Friday, April 10, 2015

Pressurized steam electrolysis and sewage treatment. New possibilities?

Update Note:
I had a big brain fart. Don't know why i put hydrolysis in place of electrolysis but I did. Sorry about that.

I have been pondering the implications of what might be possible if the steam pressured approach to electrolysis I suggested in an earlier post was feasible. And the one other benefit that sprang to the fore was in the treatment of sewage.

If you will recall, the idea was to create a sandwich of photo resist, etched material. Material that could both conduct electricity, but also have holes small enough to prevent highly energize water molecules from passing through. From this material you could then make a pressure chamber that had electrode walls, or mesh frameworks running parallel to the walls, that would allow the channeling of oxygen and hydrogen through their respective electrodes.

As I have always envisioned using Yen Tornado Turbines at sea to turn sea water into hydrogen, it was just axiomatic that the water would have to first be boiled so as to rid it of the salt. This new electrolysis approach would make even more use of that necessity.
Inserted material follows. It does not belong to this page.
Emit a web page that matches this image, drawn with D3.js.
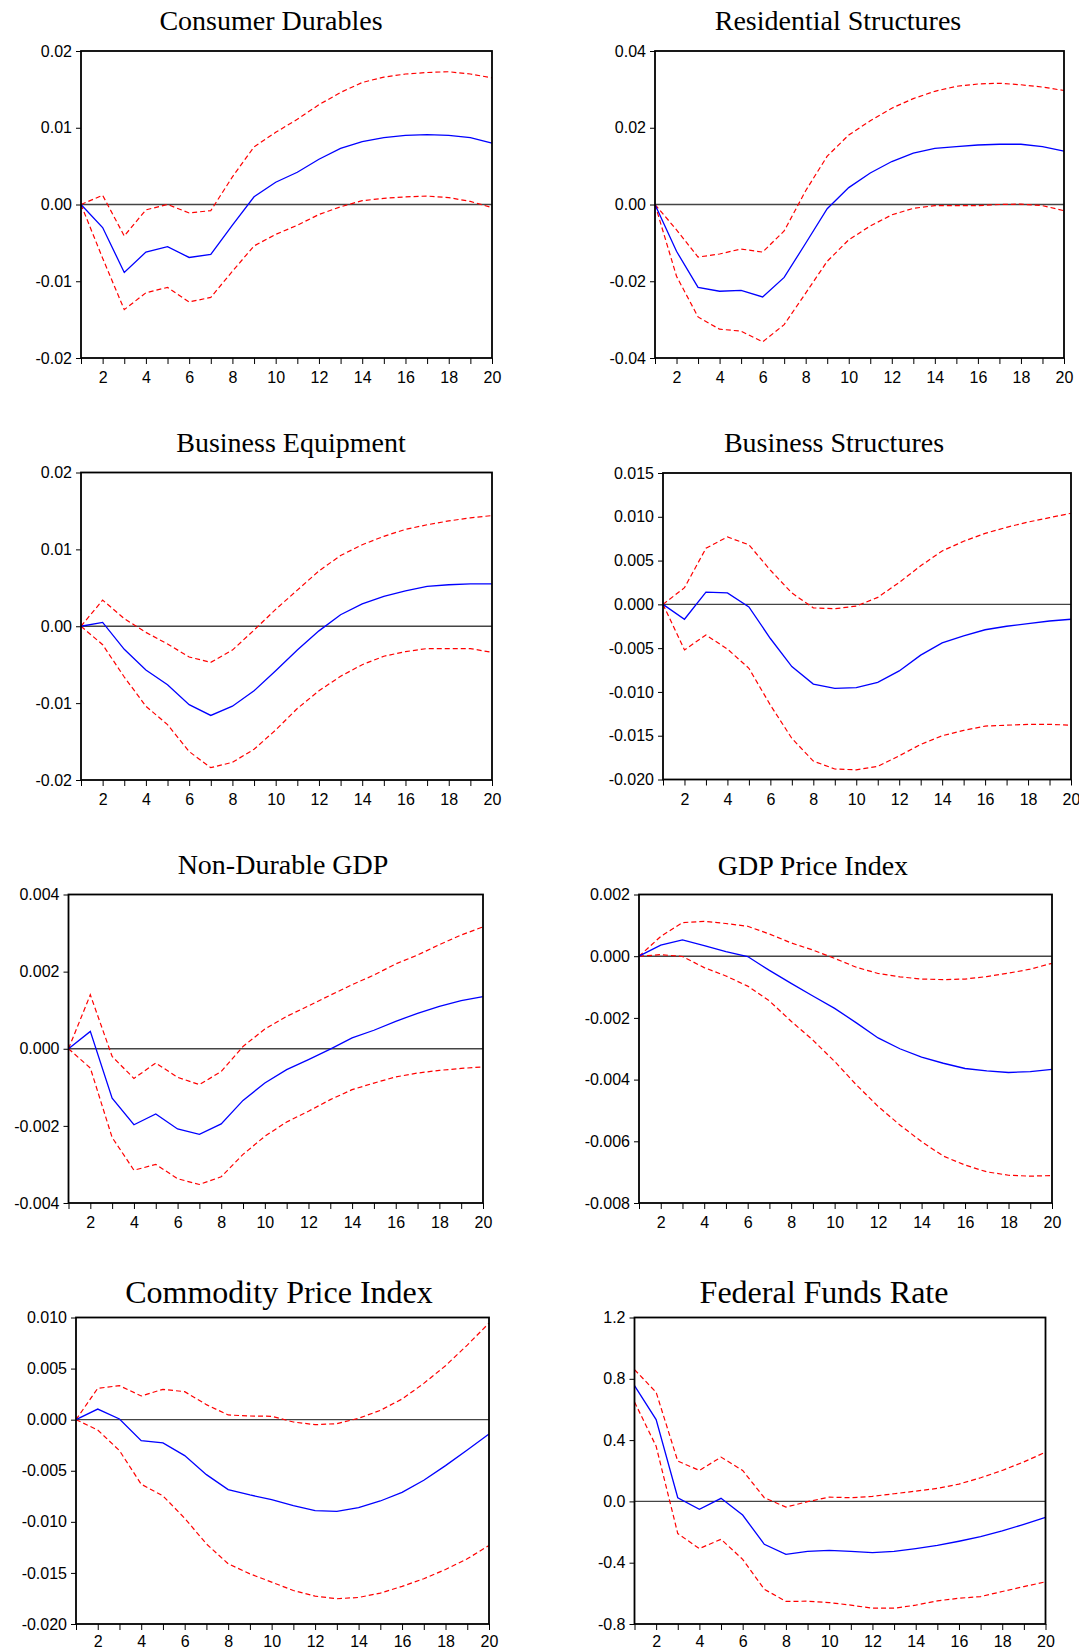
<!DOCTYPE html>
<html>
<head>
<meta charset="utf-8">
<script src="https://cdn.jsdelivr.net/npm/d3@7"></script>
<style>
html,body{margin:0;padding:0;background:#fff;}
svg{display:block;}
.title{font-family:"Liberation Serif","Times New Roman",serif;fill:#000;}
.tick text{font-family:"Liberation Sans",Arial,sans-serif;font-size:16px;fill:#000;}
</style>
</head>
<body>
<svg id="chart" width="1079" height="1652"></svg>
<script>
// ---- data ----
const horizons = d3.range(1, 21);
const xTickLabels = ["2","4","6","8","10","12","14","16","18","20"];

const titles = ["Consumer Durables","Residential Structures","Business Equipment","Business Structures",
  "Non-Durable GDP","GDP Price Index","Commodity Price Index","Federal Funds Rate"];

// Consumer Durables
const cdMid = [0,-0.0030,-0.00885,-0.0062,-0.0055,-0.0069,-0.0065,-0.0027,0.0010,0.0029,0.0042,0.0059,0.0073,0.0082,0.0087,0.0090,0.0091,0.0090,0.0087,0.0080];
const cdUp  = [0,0.0012,-0.0041,-0.0007,0.0000,-0.0011,-0.0008,0.0036,0.0075,0.0094,0.0111,0.0130,0.0146,0.0159,0.0166,0.0170,0.0172,0.0173,0.0170,0.0165];
const cdLo  = [0,-0.0070,-0.0137,-0.0115,-0.0108,-0.0127,-0.0121,-0.0087,-0.0054,-0.0039,-0.0027,-0.0013,-0.0003,0.0005,0.0008,0.0010,0.0011,0.0009,0.0004,-0.0004];
const cdTicks = [-0.02,-0.01,0,0.01,0.02];
const cdTickLabels = ["-0.02","-0.01","0.00","0.01","0.02"];

// Residential Structures
const rsMid = [0,-0.0122,-0.0216,-0.0226,-0.0224,-0.0241,-0.0190,-0.0101,-0.0011,0.0044,0.0082,0.0112,0.0134,0.0146,0.0151,0.0155,0.0157,0.0157,0.0151,0.0139];
const rsUp  = [0,-0.0066,-0.0137,-0.0129,-0.0116,-0.0124,-0.0069,0.0036,0.0126,0.0181,0.0218,0.0251,0.0276,0.0295,0.0308,0.0314,0.0316,0.0312,0.0306,0.0297];
const rsLo  = [0,-0.0187,-0.0293,-0.0325,-0.0330,-0.0358,-0.0313,-0.0231,-0.0148,-0.0092,-0.0056,-0.0027,-0.0010,-0.0003,-0.0003,-0.0003,0.0000,0.0001,-0.0003,-0.0016];
const rsTicks = [-0.04,-0.02,0,0.02,0.04];
const rsTickLabels = ["-0.04","-0.02","0.00","0.02","0.04"];

// Business Equipment
const beMid = [0,0.0005,-0.0030,-0.0057,-0.0076,-0.0102,-0.0116,-0.0104,-0.0084,-0.0058,-0.0031,-0.0006,0.0015,0.0029,0.0039,0.0046,0.0052,0.0054,0.0055,0.0055];
const beUp  = [0,0.0034,0.0010,-0.0008,-0.0023,-0.0040,-0.0047,-0.0031,-0.0005,0.0022,0.0047,0.0072,0.0092,0.0106,0.0117,0.0126,0.0132,0.0137,0.0141,0.0144];
const beLo  = [0,-0.0024,-0.0066,-0.0104,-0.0128,-0.0163,-0.0184,-0.0177,-0.0160,-0.0135,-0.0107,-0.0084,-0.0065,-0.0050,-0.0039,-0.0033,-0.0029,-0.0029,-0.0029,-0.0034];
const beTicks = [-0.02,-0.01,0,0.01,0.02];
const beTickLabels = ["-0.02","-0.01","0.00","0.01","0.02"];

// Business Structures
const bsMid = [0,-0.0017,0.0014,0.0013,-0.0003,-0.0039,-0.0071,-0.0091,-0.0096,-0.0095,-0.0089,-0.0076,-0.0058,-0.0044,-0.0036,-0.0029,-0.0025,-0.0022,-0.0019,-0.0017];
const bsUp  = [0,0.0019,0.0064,0.0077,0.0068,0.0039,0.0013,-0.0004,-0.0005,-0.0002,0.0008,0.0025,0.0044,0.0061,0.0072,0.0081,0.0088,0.0094,0.0099,0.0104];
const bsLo  = [0,-0.0052,-0.0035,-0.0051,-0.0073,-0.0115,-0.0153,-0.0179,-0.0188,-0.0189,-0.0185,-0.0173,-0.0160,-0.0150,-0.0144,-0.0139,-0.0138,-0.0137,-0.0137,-0.0138];
const bsTicks = [-0.020,-0.015,-0.010,-0.005,0,0.005,0.010,0.015];
const bsTickLabels = ["-0.020","-0.015","-0.010","-0.005","0.000","0.005","0.010","0.015"];

// Non-Durable GDP
const ndMid = [0,0.00045,-0.00128,-0.00197,-0.00169,-0.00208,-0.00222,-0.00195,-0.00134,-0.00089,-0.00054,-0.00028,-0.00001,0.00028,0.00048,0.00071,0.00092,0.00110,0.00125,0.00135];
const ndUp  = [0,0.00140,-0.00020,-0.00077,-0.00037,-0.00074,-0.00093,-0.00059,0.00006,0.00051,0.00084,0.00111,0.00139,0.00166,0.00191,0.00220,0.00243,0.00270,0.00295,0.00316];
const ndLo  = [0,-0.00050,-0.00230,-0.00315,-0.00300,-0.00337,-0.00352,-0.00332,-0.00274,-0.00227,-0.00190,-0.00162,-0.00132,-0.00106,-0.00089,-0.00073,-0.00063,-0.00056,-0.00051,-0.00047];
const ndTicks = [-0.004,-0.002,0,0.002,0.004];
const ndTickLabels = ["-0.004","-0.002","0.000","0.002","0.004"];

// GDP Price Index
const gpMid = [0,0.00036,0.00053,0.00034,0.00015,-0.00001,-0.00046,-0.00088,-0.00129,-0.00169,-0.00216,-0.00265,-0.00300,-0.00327,-0.00347,-0.00364,-0.00372,-0.00377,-0.00374,-0.00367];
const gpUp  = [0,0.00064,0.00109,0.00113,0.00106,0.00097,0.00072,0.00043,0.00020,-0.00007,-0.00036,-0.00056,-0.00067,-0.00074,-0.00076,-0.00074,-0.00066,-0.00055,-0.00042,-0.00023];
const gpLo  = [0,0.00005,-0.00001,-0.00037,-0.00064,-0.00097,-0.00145,-0.00211,-0.00272,-0.00341,-0.00417,-0.00487,-0.00547,-0.00601,-0.00648,-0.00677,-0.00699,-0.00710,-0.00713,-0.00711];
const gpTicks = [-0.008,-0.006,-0.004,-0.002,0,0.002];
const gpTickLabels = ["-0.008","-0.006","-0.004","-0.002","0.000","0.002"];

// Commodity Price Index
const cpMid = [0,0.00104,0.00007,-0.00205,-0.00228,-0.00352,-0.00538,-0.00685,-0.00737,-0.00782,-0.00841,-0.00890,-0.00897,-0.00861,-0.00796,-0.00711,-0.00593,-0.00450,-0.00297,-0.00140];
const cpUp  = [0,0.00307,0.00333,0.00232,0.00297,0.00274,0.00147,0.00046,0.00036,0.00033,-0.00023,-0.00049,-0.00039,0.00013,0.00091,0.00202,0.00355,0.00528,0.00730,0.00945];
const cpLo  = [0,-0.00101,-0.00303,-0.00632,-0.00746,-0.00965,-0.01216,-0.01411,-0.01509,-0.01590,-0.01672,-0.01727,-0.01753,-0.01740,-0.01698,-0.01632,-0.01557,-0.01466,-0.01362,-0.01231];
const cpTicks = [-0.020,-0.015,-0.010,-0.005,0,0.005,0.010];
const cpTickLabels = ["-0.020","-0.015","-0.010","-0.005","0.000","0.005","0.010"];

// Federal Funds Rate
const ffMid = [0.755,0.534,0.024,-0.052,0.020,-0.089,-0.280,-0.345,-0.326,-0.319,-0.326,-0.334,-0.326,-0.308,-0.287,-0.260,-0.230,-0.193,-0.150,-0.104];
const ffUp  = [0.860,0.712,0.263,0.202,0.289,0.202,0.024,-0.037,-0.002,0.028,0.024,0.033,0.050,0.067,0.085,0.113,0.154,0.202,0.258,0.321];
const ffLo  = [0.649,0.360,-0.210,-0.308,-0.247,-0.378,-0.573,-0.653,-0.651,-0.660,-0.677,-0.697,-0.697,-0.677,-0.649,-0.632,-0.621,-0.588,-0.556,-0.525];
const ffTicks = [-0.8,-0.4,0,0.4,0.8,1.2];
const ffTickLabels = ["-0.8","-0.4","0.0","0.4","0.8","1.2"];

// ---- layout (positions only) ----
const panels = [
  {mid:cdMid, up:cdUp, lo:cdLo, ticks:cdTicks, labels:cdTickLabels, box:[81,492,51,358], tx:271, ty:30, fs:28, ldy:"0.88em"},
  {mid:rsMid, up:rsUp, lo:rsLo, ticks:rsTicks, labels:rsTickLabels, box:[655,1064,51,358], tx:838, ty:30, fs:28, ldy:"0.88em"},
  {mid:beMid, up:beUp, lo:beLo, ticks:beTicks, labels:beTickLabels, box:[81,492,472.5,780], tx:291, ty:452, fs:28, ldy:"0.88em"},
  {mid:bsMid, up:bsUp, lo:bsLo, ticks:bsTicks, labels:bsTickLabels, box:[663,1071,473,779.5], tx:834, ty:452, fs:28, ldy:"0.88em"},
  {mid:ndMid, up:ndUp, lo:ndLo, ticks:ndTicks, labels:ndTickLabels, box:[68.5,483,894.5,1203], tx:283, ty:874, fs:28, ldy:"0.88em"},
  {mid:gpMid, up:gpUp, lo:gpLo, ticks:gpTicks, labels:gpTickLabels, box:[639,1052,894.5,1203], tx:813, ty:875, fs:28, ldy:"0.88em"},
  {mid:cpMid, up:cpUp, lo:cpLo, ticks:cpTicks, labels:cpTickLabels, box:[76,489,1317.5,1624], tx:279, ty:1303, fs:32, ldy:"0.76em"},
  {mid:ffMid, up:ffUp, lo:ffLo, ticks:ffTicks, labels:ffTickLabels, box:[634.5,1045.5,1317.5,1624], tx:824, ty:1303, fs:32, ldy:"0.76em"}
];

const svg = d3.select("#chart");
svg.append("rect").attr("width",1079).attr("height",1652).attr("fill","#fff");

panels.forEach((p, i) => {
  const [x0, x1, y0, y1] = p.box;
  const x = d3.scaleLinear().domain([1, 20]).range([x0, x1]);
  const y = d3.scaleLinear().domain([p.ticks[0], p.ticks[p.ticks.length-1]]).range([y1, y0]);
  const g = svg.append("g");

  g.append("text").attr("class","title")
    .attr("x", p.tx).attr("y", p.ty)
    .attr("text-anchor","middle").attr("font-size", p.fs)
    .text(titles[i]);

  // y axis
  const yAxis = d3.axisLeft(y).tickValues(p.ticks).tickSize(5).tickPadding(4)
    .tickFormat((d, k) => p.labels[k]);
  const ya = g.append("g").attr("transform", `translate(${x0},0)`).call(yAxis);
  ya.select(".domain").remove();
  ya.selectAll(".tick line").attr("stroke","#000").attr("stroke-width",1);

  // x axis
  const xAxis = d3.axisBottom(x).tickValues(horizons).tickSize(6).tickPadding(5)
    .tickFormat(d => (d % 2 === 0) ? xTickLabels[d/2 - 1] : "");
  const xa = g.append("g").attr("transform", `translate(0,${y1})`).call(xAxis);
  xa.select(".domain").remove();
  xa.selectAll(".tick line").attr("stroke","#000").attr("stroke-width",1);
  xa.selectAll(".tick text").attr("dy", p.ldy);

  // zero line
  g.append("line").attr("x1", x0).attr("x2", x1)
    .attr("y1", y(0)).attr("y2", y(0))
    .attr("stroke","#444").attr("stroke-width",1.4);

  const line = d3.line().x((d, k) => x(horizons[k])).y(d => y(d));

  g.append("path").datum(p.up).attr("d", line)
    .attr("fill","none").attr("stroke","#ff0000").attr("stroke-width",1.2)
    .attr("stroke-dasharray","5,3");
  g.append("path").datum(p.lo).attr("d", line)
    .attr("fill","none").attr("stroke","#ff0000").attr("stroke-width",1.2)
    .attr("stroke-dasharray","5,3");
  g.append("path").datum(p.mid).attr("d", line)
    .attr("fill","none").attr("stroke","#0000ff").attr("stroke-width",1.3);

  // frame
  g.append("rect").attr("x", x0).attr("y", y0)
    .attr("width", x1 - x0).attr("height", y1 - y0)
    .attr("fill","none").attr("stroke","#000").attr("stroke-width",1.8);
});
</script>
</body>
</html>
In that vein, however, you have to wonder whether heating sewage waste water in a similar fashion might allow for another two-fer; as in two benefits for the cost of treating the sewage in the first place. Heating it would certainly kill the bad biota, perhaps allowing the solid matter to be applied directly to the new streams of yard waste mulch that we in the Puget Sound region are certainly taking advantage of. And from that heating we could also break the water down so that discharge of any degree of sill unhealthy could be eliminated completely; with the side benefit of reclaiming some of the energy used to do the processing in the first place.

There are still a lot of “ifs” involved in the electrolysis proposal, but it certainly looks like something municipalities all across the nation should be looking into.